▶ [Available data]:
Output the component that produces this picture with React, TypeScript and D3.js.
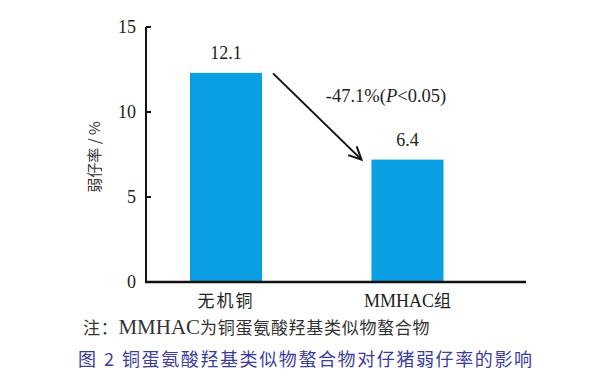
import React from "react";
import * as d3 from "d3";

const categories = ["无机铜", "MMHAC组"];
const barValues = [12.3, 7.2];
const barLabels = ["12.1", "6.4"];
const yTicks = [0, 5, 10, 15];
const changeLabel = "-47.1%";
const notePrefix = "注：";
const noteAbbr = "MMHAC";
const noteRest = "为铜蛋氨酸羟基类似物螯合物";
const captionFig = "图";
const captionNum = "2";
const captionText = "铜蛋氨酸羟基类似物螯合物对仔猪弱仔率的影响";

const W = 600, H = 382;
const left = 146, right = 526, top = 27, bottom = 282;

export default function App() {
  const y = d3.scaleLinear().domain([0, 15]).range([bottom, top]);
  const x = d3.scaleBand().domain(categories).range([190, 443.5]).paddingInner(0.603).paddingOuter(0);
  const serif = "'Liberation Serif', 'Times New Roman', serif";
  const cjk = "'Noto Sans CJK SC', sans-serif";
  const x0 = x(categories[0])! + x.bandwidth();
  const x1 = x(categories[1])!;
  const ay0 = y(barValues[0]);
  const ay1 = y(barValues[1]);
  const sx = x0 + 11, sy = ay0 + 0.5;
  const ex = x1 - 10, ey = ay1;
  const ang = Math.atan2(ey - sy, ex - sx);
  const ah = 14;
  const a1 = [ex - ah * Math.cos(ang - 0.45), ey - ah * Math.sin(ang - 0.45)];
  const a2 = [ex - ah * Math.cos(ang + 0.45), ey - ah * Math.sin(ang + 0.45)];
  return (
    <svg width={W} height={H} style={{ position: "absolute", left: 0, top: 0, background: "#fff" }}>
      {categories.map((c, i) => (
        <g key={c}>
          <rect x={x(c)} y={y(barValues[i])} width={x.bandwidth()} height={bottom - y(barValues[i])} fill="#099fe2" />
          <text x={x(c)! + x.bandwidth() / 2} y={y(barValues[i]) - 14} textAnchor="middle" fontFamily={serif} fontSize={18} fill="#222">{barLabels[i]}</text>
          <text x={x(c)! + x.bandwidth() / 2} y={307} textAnchor="middle" fontFamily={i === 0 ? cjk : serif} fontSize={i === 0 ? 17 : 18} letterSpacing={i === 0 ? 2 : 0} fill="#222">
            {i === 0 ? c : <>MMHAC<tspan fontFamily={cjk} fontSize={17}>组</tspan></>}
          </text>
        </g>
      ))}
      <line x1={left} x2={left} y1={top} y2={bottom} stroke="#111" strokeWidth={2} />
      <line x1={left - 1} x2={right} y1={bottom} y2={bottom} stroke="#111" strokeWidth={2.5} />
      {yTicks.map(t => (
        <g key={t}>
          <line x1={left} x2={left + 5} y1={y(t)} y2={y(t)} stroke="#111" strokeWidth={2} />
          <text x={136} y={y(t) + 6} textAnchor="end" fontFamily={serif} fontSize={18} fill="#222">{t}</text>
        </g>
      ))}
      <text transform={`translate(100,157) rotate(-90)`} textAnchor="middle" fontFamily={cjk} fontSize={15} fill="#333">弱仔率 / %</text>
      <line x1={sx} y1={sy} x2={ex} y2={ey} stroke="#111" strokeWidth={2} />
      <polyline points={`${a1[0]},${a1[1]} ${ex},${ey} ${a2[0]},${a2[1]}`} fill="none" stroke="#111" strokeWidth={2} />
      <text x={386} y={102} textAnchor="middle" fontFamily={serif} fontSize={18.5} fill="#222">
        {changeLabel}(<tspan fontStyle="italic">P</tspan>&lt;0.05)
      </text>
      <text x={83} y={334} fontFamily={cjk} fontSize={17} letterSpacing={0.7} fill="#333">
        {notePrefix}<tspan fontFamily={serif} fontSize={21} letterSpacing={0}>{noteAbbr}</tspan>{noteRest}
      </text>
      <text x={78} y={366} fontFamily={cjk} fontSize={18} fill="#3d3d9e">{captionFig}</text>
      <text x={104} y={366} fontFamily={cjk} fontSize={18} fill="#3d3d9e">{captionNum}</text>
      <text x={122} y={366} fontFamily={cjk} fontSize={18} letterSpacing={1.6} fill="#3d3d9e">{captionText}</text>
    </svg>
  );
}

▶ [Task description]:
Give back exactly the lines from the first line of the data through the line with "const left = 146, right", pictures excluded.

▶ [Solution to the exercise]:
Output the component that produces this picture with React, TypeScript and D3.js.
import React from "react";
import * as d3 from "d3";

const categories = ["无机铜", "MMHAC组"];
const barValues = [12.3, 7.2];
const barLabels = ["12.1", "6.4"];
const yTicks = [0, 5, 10, 15];
const changeLabel = "-47.1%";
const notePrefix = "注：";
const noteAbbr = "MMHAC";
const noteRest = "为铜蛋氨酸羟基类似物螯合物";
const captionFig = "图";
const captionNum = "2";
const captionText = "铜蛋氨酸羟基类似物螯合物对仔猪弱仔率的影响";

const W = 600, H = 382;
const left = 146, right = 526, top = 27, bottom = 282;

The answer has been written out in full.